A couple point as an afterward.
First, Ravasi can really turn a phrase. Take note of his imagery of water, the destination of a harbor. This is a classical topos.
Second, Ravasi is saying that the fact that the Church prays for Jews on Good Friday does not mean there by (that is, because of that prayer in that specific context) that the Church is saying that we must have a prgroam of converting Jews. I add that it may in fact be our Christian duty out of love to help people to fuller understanding of truth and make their salvation easier if possible, but Ravasi’s point is that this prayer doesn’t lay down any program.

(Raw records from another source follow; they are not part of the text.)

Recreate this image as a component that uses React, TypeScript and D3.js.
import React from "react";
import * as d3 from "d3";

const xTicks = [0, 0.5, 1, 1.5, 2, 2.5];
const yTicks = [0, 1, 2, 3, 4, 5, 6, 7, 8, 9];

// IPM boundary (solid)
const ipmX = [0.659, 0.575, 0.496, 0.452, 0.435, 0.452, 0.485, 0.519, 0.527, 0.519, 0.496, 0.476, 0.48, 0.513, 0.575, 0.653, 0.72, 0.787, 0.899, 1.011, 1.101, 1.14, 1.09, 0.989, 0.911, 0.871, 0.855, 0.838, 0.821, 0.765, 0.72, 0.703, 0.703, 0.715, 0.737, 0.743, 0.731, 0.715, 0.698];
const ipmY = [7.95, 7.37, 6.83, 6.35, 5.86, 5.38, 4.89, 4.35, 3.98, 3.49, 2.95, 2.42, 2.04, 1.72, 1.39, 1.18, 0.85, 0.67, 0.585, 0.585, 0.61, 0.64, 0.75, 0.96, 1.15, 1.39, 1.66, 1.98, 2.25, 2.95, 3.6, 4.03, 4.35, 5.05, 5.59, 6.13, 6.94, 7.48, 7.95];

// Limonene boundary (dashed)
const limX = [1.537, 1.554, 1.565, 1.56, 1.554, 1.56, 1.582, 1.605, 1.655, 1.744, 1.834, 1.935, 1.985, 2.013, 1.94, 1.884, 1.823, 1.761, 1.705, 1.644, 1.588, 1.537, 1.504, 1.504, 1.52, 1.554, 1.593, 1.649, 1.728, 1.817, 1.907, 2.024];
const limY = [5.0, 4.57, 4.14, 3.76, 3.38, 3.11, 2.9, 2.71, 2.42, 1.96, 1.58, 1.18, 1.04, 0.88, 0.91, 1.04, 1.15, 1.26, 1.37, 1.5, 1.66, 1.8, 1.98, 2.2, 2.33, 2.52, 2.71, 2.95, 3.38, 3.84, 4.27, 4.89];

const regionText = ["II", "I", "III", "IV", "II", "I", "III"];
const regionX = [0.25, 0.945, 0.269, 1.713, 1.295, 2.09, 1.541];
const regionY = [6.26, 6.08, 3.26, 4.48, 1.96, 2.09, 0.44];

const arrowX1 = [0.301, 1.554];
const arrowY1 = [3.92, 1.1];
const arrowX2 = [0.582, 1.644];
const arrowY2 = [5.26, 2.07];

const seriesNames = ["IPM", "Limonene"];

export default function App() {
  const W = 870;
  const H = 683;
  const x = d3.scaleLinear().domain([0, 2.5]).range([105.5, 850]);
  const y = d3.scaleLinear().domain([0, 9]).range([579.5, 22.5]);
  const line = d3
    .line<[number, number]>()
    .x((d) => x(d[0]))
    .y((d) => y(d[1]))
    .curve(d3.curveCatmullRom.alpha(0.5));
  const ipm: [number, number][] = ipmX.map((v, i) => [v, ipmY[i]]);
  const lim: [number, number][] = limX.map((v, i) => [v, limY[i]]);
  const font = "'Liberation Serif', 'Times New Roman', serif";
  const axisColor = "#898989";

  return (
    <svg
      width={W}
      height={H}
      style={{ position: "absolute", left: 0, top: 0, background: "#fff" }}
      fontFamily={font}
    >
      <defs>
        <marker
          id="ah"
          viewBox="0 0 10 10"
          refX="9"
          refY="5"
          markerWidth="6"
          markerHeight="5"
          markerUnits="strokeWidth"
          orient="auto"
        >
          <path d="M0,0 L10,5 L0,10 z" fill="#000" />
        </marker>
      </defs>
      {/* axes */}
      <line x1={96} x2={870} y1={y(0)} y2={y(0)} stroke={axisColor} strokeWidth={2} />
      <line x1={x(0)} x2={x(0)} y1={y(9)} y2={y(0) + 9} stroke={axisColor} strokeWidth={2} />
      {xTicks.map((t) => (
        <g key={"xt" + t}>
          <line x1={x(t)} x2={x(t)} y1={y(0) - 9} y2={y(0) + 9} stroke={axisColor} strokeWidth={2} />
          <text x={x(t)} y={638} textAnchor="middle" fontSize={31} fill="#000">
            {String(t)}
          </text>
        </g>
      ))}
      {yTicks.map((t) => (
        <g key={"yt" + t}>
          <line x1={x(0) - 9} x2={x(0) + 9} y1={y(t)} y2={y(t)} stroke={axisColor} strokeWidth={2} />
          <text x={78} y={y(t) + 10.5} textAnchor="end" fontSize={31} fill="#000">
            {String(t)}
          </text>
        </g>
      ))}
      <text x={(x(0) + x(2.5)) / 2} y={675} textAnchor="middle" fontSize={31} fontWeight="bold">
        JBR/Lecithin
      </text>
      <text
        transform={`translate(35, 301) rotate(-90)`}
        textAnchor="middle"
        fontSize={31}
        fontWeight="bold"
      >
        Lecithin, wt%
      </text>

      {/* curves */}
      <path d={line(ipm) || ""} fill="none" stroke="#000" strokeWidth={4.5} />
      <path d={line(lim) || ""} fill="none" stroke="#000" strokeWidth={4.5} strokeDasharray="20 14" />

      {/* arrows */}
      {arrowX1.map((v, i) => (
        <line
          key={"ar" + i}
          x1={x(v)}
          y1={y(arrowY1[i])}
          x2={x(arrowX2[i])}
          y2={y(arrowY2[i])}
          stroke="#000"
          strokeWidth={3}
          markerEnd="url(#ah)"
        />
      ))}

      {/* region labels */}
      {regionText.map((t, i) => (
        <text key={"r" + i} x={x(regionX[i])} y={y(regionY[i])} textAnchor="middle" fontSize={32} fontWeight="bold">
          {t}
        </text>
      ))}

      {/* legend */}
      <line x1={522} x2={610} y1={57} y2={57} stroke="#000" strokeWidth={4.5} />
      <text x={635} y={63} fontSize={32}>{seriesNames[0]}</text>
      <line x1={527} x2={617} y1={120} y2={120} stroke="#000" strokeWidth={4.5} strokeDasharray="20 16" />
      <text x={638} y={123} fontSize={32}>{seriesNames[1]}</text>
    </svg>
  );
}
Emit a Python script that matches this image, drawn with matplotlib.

Third, I think Ravasi’s piece begs us to ask whether or not the same argument Ravasi presents in defense of the newest Good Friday prayer couldn’t also be applied to the older Good Friday prayer. I don’t know. I haven’t tried that yet. I suspect that the new prayer really says something different from what the older prayer says. But does the older prayer also say what Ravasi thinks the newer prayer says?
Finally, Ravasi’s argument about extending in love to others what you truly treasure is really the important point Jews ought to take away from Benedict’s decision. Read this last point in relation to what Neusner said.